I also looked into the source code for Beatmania 5thMix since it was made by another team within KCEJ and some of the code was recycled from MGS1 but I don't think there's anything useful. sound.lib is precompiled and it doesn't look like the source is present (made by a different user) and even if it was I don't think the game used any sequenced music anyway. (Might be wrong there; never played it.) On the subject of compression it used some variant of LZSS derived from a file named p_decode.c from some kind of Konami source library.
None of that's probably any use here but hey I like studying KojiPro games.
Beatmania uses sequenced music by the nature of the game (check on youtube, youll quickly see what i mean), but i assume they did their stuff differently. Getting into the data from the MGS3 demo would require a working decrypter for the files (which we dont have right now). On another note, do you know, if there is an application out there, that can handle wwise sequenced music (.bnk with BKHD magic) in big endian format? If not, if there is info on the format out there? When i tried searching for info on it, i found two applications which were made for little endian files and didnt work on the files from the PS3. If this works out, ill try getting the sequencedata from the HD collection to help me figure out the data on the PS2.
Ah. I was just assuming since most of the code I'd read for Beatmania was dealing more with XA data. For what it's worth the file \work.5th\include\SD_CLI.H was originally written by Kazuki Muraoka for MGS in 1996, though it's been modified a bit for BM. I don't think there's much to be gained from looking at it but I still find it pretty neat.
On a more interesting note though, the TGS 2000 build of ZOE1 still contains debug symbols, unlike how most PS2 games from Konami stripped them out.
And sorry, but I've really got no idea about Wwise in this case. ZOE HD's the only game I can think of that does anything that complicated with the BGM. It might be a custom setup by High Voltage Software.
While i had almost zero progress with the mdx sequences from the original, aside from adding a switch to skip empty sequences for my splitter, i checked the wwise banks in the HD remake. Turns out that HV isnt using completely sequenced music, but uses more premade samples (like drum beats or complete melodies) with panning and reverb already applied, as opposed to the original, where they had only a few "long" samples with complete melodies, but all of them were mono with no reverb at all. I doubt ill get any useful info from the banks :/
I also checked the sequences for the titlescreen, despite only playing one sample with reverb applied, theyre pretty big IMHO (check **0000ff.sdx in root/stage/title).
I also updated the archives with the little modifications ive made since the last update, get the links from my post on page 2.
Come to think of it, yeah, they are pretty different. I guess I just never listened all that closely because the original had a lot of phrase-samples as well.

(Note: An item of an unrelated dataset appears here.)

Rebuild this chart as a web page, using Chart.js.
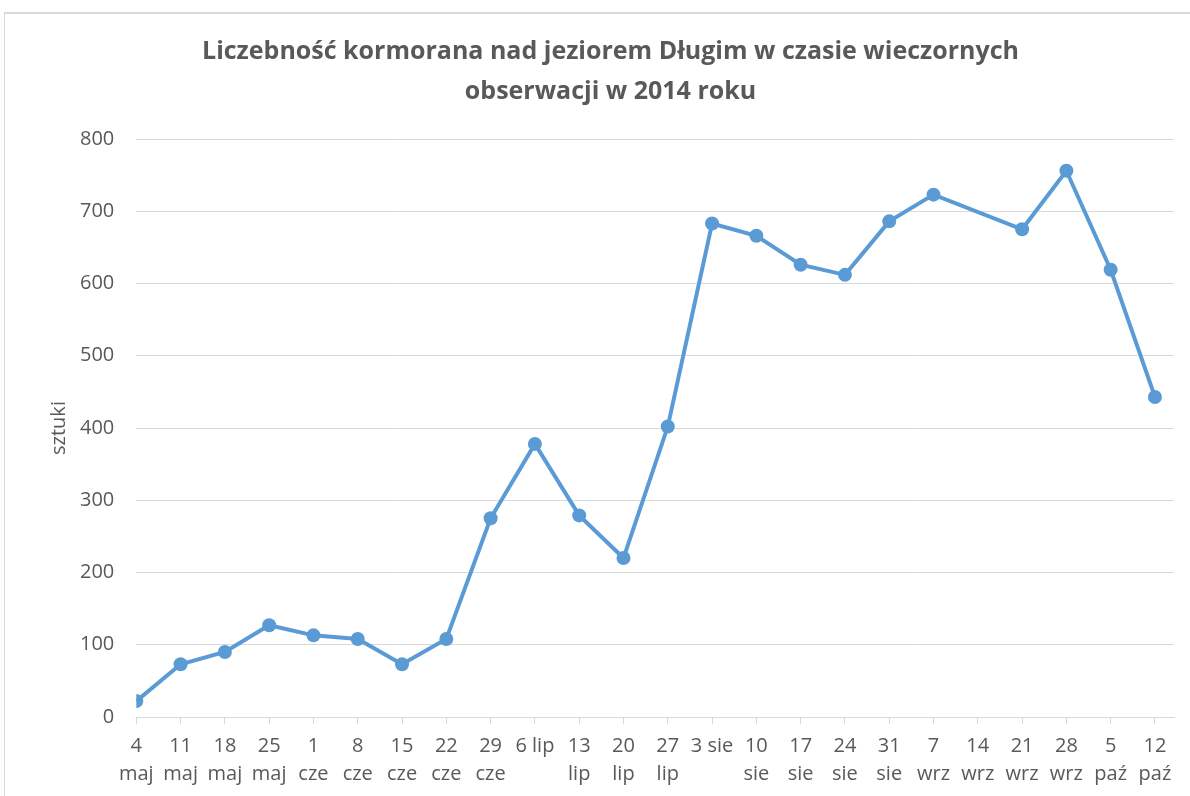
<!DOCTYPE html>
<html>
<head>
<meta charset="utf-8">
<script src="https://cdn.jsdelivr.net/npm/chart.js@4"></script>
<style>
  html, body { margin: 0; padding: 0; background: #fff; overflow: hidden; }
  #frame { position: absolute; left: 4px; top: 12px; width: 1300px; height: 900px;
           border-left: 1px solid #d9d9d9; border-top: 2px solid #d9d9d9; }
  #wrap { position: absolute; left: 5px; top: 14px; width: 1204px; height: 782px; }
</style>
</head>
<body>
<div id="frame"></div>
<div id="wrap"><canvas id="chart"></canvas></div>
<script>
// daty obserwacji (etykiety osi X)
const dates = [
    ['4', 'maj'], ['11', 'maj'], ['18', 'maj'], ['25', 'maj'],
    ['1', 'cze'], ['8', 'cze'], ['15', 'cze'], ['22', 'cze'], ['29', 'cze'],
    ['6 lip'], ['13', 'lip'], ['20', 'lip'], ['27', 'lip'],
    ['3 sie'], ['10', 'sie'], ['17', 'sie'], ['24', 'sie'], ['31', 'sie'],
    ['7', 'wrz'], ['14', 'wrz'], ['21', 'wrz'], ['28', 'wrz'],
    ['5', 'paź'], ['12', 'paź']
];

// liczba kormoranów (14 wrz - brak obserwacji)
const counts = [
    22, 73, 90, 127, 113, 108, 73, 108, 275,
    378, 279, 220, 402,
    683, 666, 626, 612, 686,
    723, null, 675, 756,
    619, 443
];

const yTicks = [0, 100, 200, 300, 400, 500, 600, 700, 800];

const grey = '#595959';
const gridColor = '#d9d9d9';
const blue = '#5b9bd5';
const font = 'Open Sans';

const ctx = document.getElementById('chart');

new Chart(ctx, {
    type: 'line',
    data: {
        datasets: [{
            label: 'sztuki',
            data: counts.map((v, i) => ({ x: i, y: v })),
            borderColor: blue,
            backgroundColor: blue,
            borderWidth: 4,
            pointRadius: 7,
            pointBorderWidth: 0,
            pointBackgroundColor: blue,
            spanGaps: true,
            tension: 0
        }]
    },
    options: {
        responsive: true,
        maintainAspectRatio: false,
        animation: false,
        layout: { padding: { left: 42, right: 35, top: 0, bottom: 0 } },
        plugins: {
            legend: { display: false },
            tooltip: { enabled: false },
            title: {
                display: true,
                text: ['Liczebność kormorana nad jeziorem Długim w czasie wieczornych',
                       'obserwacji w 2014 roku'],
                color: grey,
                font: { family: font, size: 25, weight: 'bold', lineHeight: 1.6 },
                padding: { top: 18, bottom: 27 }
            }
        },
        scales: {
            x: {
                type: 'linear',
                min: 0,
                max: 23.43,
                afterBuildTicks: s => { s.ticks = dates.map((_, i) => ({ value: i })); },
                ticks: {
                    autoSkip: false,
                    maxRotation: 0,
                    color: grey,
                    padding: 8,
                    font: { family: font, size: 20, lineHeight: 1.4 },
                    callback: v => dates[v] || ''
                },
                grid: {
                    drawOnChartArea: false,
                    drawTicks: true,
                    tickLength: 7,
                    color: gridColor
                },
                border: { display: true, color: gridColor, width: 1 }
            },
            y: {
                min: 0,
                max: 800,
                afterBuildTicks: s => { s.ticks = yTicks.map(v => ({ value: v })); },
                ticks: {
                    color: grey,
                    padding: 22,
                    font: { family: font, size: 20 }
                },
                grid: { color: gridColor, drawTicks: false },
                border: { display: false },
                title: {
                    display: true,
                    text: 'sztuki',
                    color: grey,
                    font: { family: font, size: 20 },
                    padding: { top: 0, bottom: -13 }
                }
            }
        }
    }
});
</script>
</body>
</html>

It's possible to sequence music in Wwise after all but yeah it won't be too helpful for the PS2 stuff.
By the way the *-SequenceDataBlock1.bin files look like a modification of the se0000**.efx format from MGS1. There's some FF padding but very similar otherwise.
Thanks for pointing that out, i checked the files again and it does look like Block1 and the efx files are more or less the same. It looks like theyre made up like this: [for ZoE only] 0x800 bytes of unknown use (im still guessing channel management but not so sure anymore) The next 0x800 [MGS1] or 0x1000 [ZoE] bytes are a list of some sort, each entry is 0x10 bytes long. The first 4 bytes are a miniheader, where the second byte is the number of sequence offsets after the miniheader. Following are 0 to 3 offsets (with 0xFFFFFFFF being a blank filler) These offsets are relative to the sequenceblock of these files, which starts at 0x800 for MGS1 and 0x1800 for ZoE. After the list come mdx-like sequences (if not exactly the same kind), however, there are no empty (as in only containing the end marker) sequences.
I updated the archives with an efx-splitter (which dumps the 2 or 3 blocks and splits the individual sequences) as well as fixing some leftovers in some of my source files. As always, get the links on page 2.
Also sorry for the late reply, the thread went under in me having a finals thingy to take care of, ill check this stuff out ASAP!
Edit: I ran the mdx ruby script against both, mdx from MGS1 and ZoE1 that i extracted with my tools, and in both cases i got a more or less usable midifile! Looks like ill have to read up on how to midi so i can add samples to these to see, what kind of sequence the MDX actually contain (there still are MDX-like sequences inside the EFX files).